Чудо из чудес: на Бродвее наступает вечер. В магазинах продают всякое диковинное барахло. В барахавтоматах выложены горы сокровищ страны Кокань. Фонтаны молока, солода, мороженого, пива бьют из мраморных стен, а наверху, куда ни глянь, соперничают в небесной оригинальности рекламы. Пегас расправляет крылья, дымится чашка кофе, в водорослях плавают рыбы и пускают в ночь огненные пузыри.

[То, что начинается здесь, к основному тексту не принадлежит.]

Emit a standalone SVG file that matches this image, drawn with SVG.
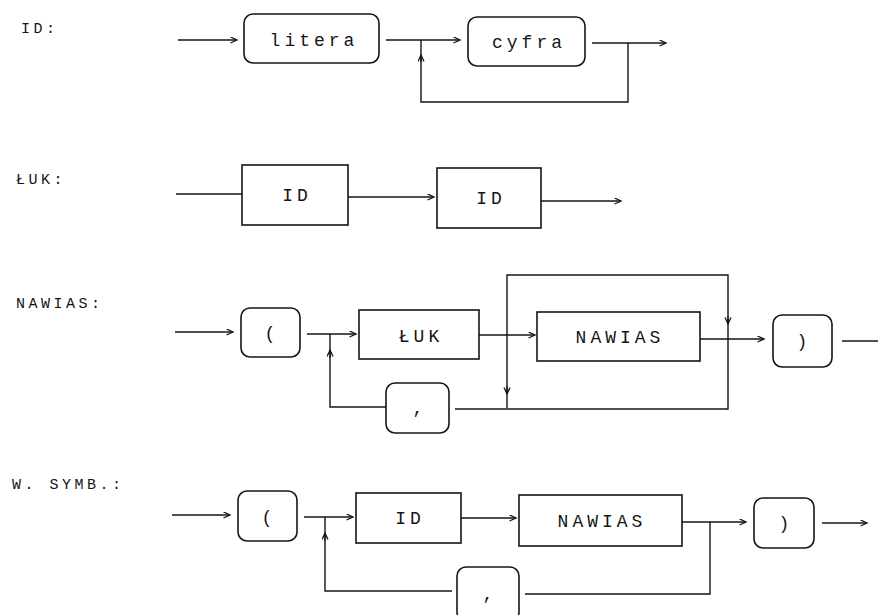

Улицы выдыхают внизу пар центрального отопления. Он поднимается то там, то здесь и напоминает курильницы, используемые в каком-то подземном культе, в мире, где Father Divine, «Божественный отец», знаменитый методистский священник, возможно, устраивает свои мистические празднества, пиры, на которых раздает бедноте имущество богачей и покупает черным загородные дома и коров, пользуясь неисчерпаемыми средствами, тайну которых Нью-Йорк тщетно пытается разгадать.
Нью-йоркский тлен! Еврейский и негритянский. Согласятся американцы или нет, Гарлем — это топка машины, а топчущая ногами чернокожая юность — уголь, наполняющий ее и приводящий в движение.
В Средневековье пляска святого Витта одурманивала толпы, и ее бешеный ритм, передаваясь от безумца к безумцу, потрясал весь город. Нью-Йорк, обожающий соборы, органы, свечи, горгулий, бурлеск, негритянских певцов, мистику и мистерии, сотрясается в черном ритме. Статистика говорит, что в 1936 году сорок процентов метисов родились от белых женщин и черных мужчин. Когда-то метисы рождались только от белых мужчин и негритянок.
Где же место встречи черных и белых? Что за пожар сжигает расовые преграды и берет верх над прежним инстинктом самосохранения? Это танец. Линди-хоп (танец Линдберга), бередящий Гарлем в электрической лихорадке и повсюду распространяющий свои волны.
ЛИНДИ-ХОП • СВИНГ • ТЕАТРЫ БЕЗРАБОТНЫХ • БУРЛЕСК
Линди-хоп, который дарит здесь уже пять лет, — это негритянский гавот. Танцуют его в «Савое», гарлемском дансинге для черных.
Длинный зал с низким потолком, окруженный балюстрадой. В центре площадка и оркестр. По кругу — проход, ложи и столики, где зрители и танцующие пробуют безобидные напитки. Когда мы пришли, оркестр играл вальс, а точнее, призрак вальса, или, еще точнее, — призрак призрака вальса, вальс-зомби, мотив вальса, напетый сентиментальным пьянчужкой, и под этот мертвый вальс пары, словно марионетки, волочили ноги и широкие юбки, останавливались, наклоняясь до земли так, что партнерша ложилась на партнера, медленно выпрямлялись и продолжали идти бок о бок, рука в руке, глаза в глаза, ни разу не улыбнувшись. Вальсы и танго — единственная отдушина, которую позволяют себе белые, эти очнувшиеся сомнамбулы, пребывавшие во власти бесхитростного эротизма и ритуального опьянения. Оркестр вдруг оживает, и танцующие мертвецы пробуждаются от гипнотического сна, отдаваясь неистовству линди-хопа.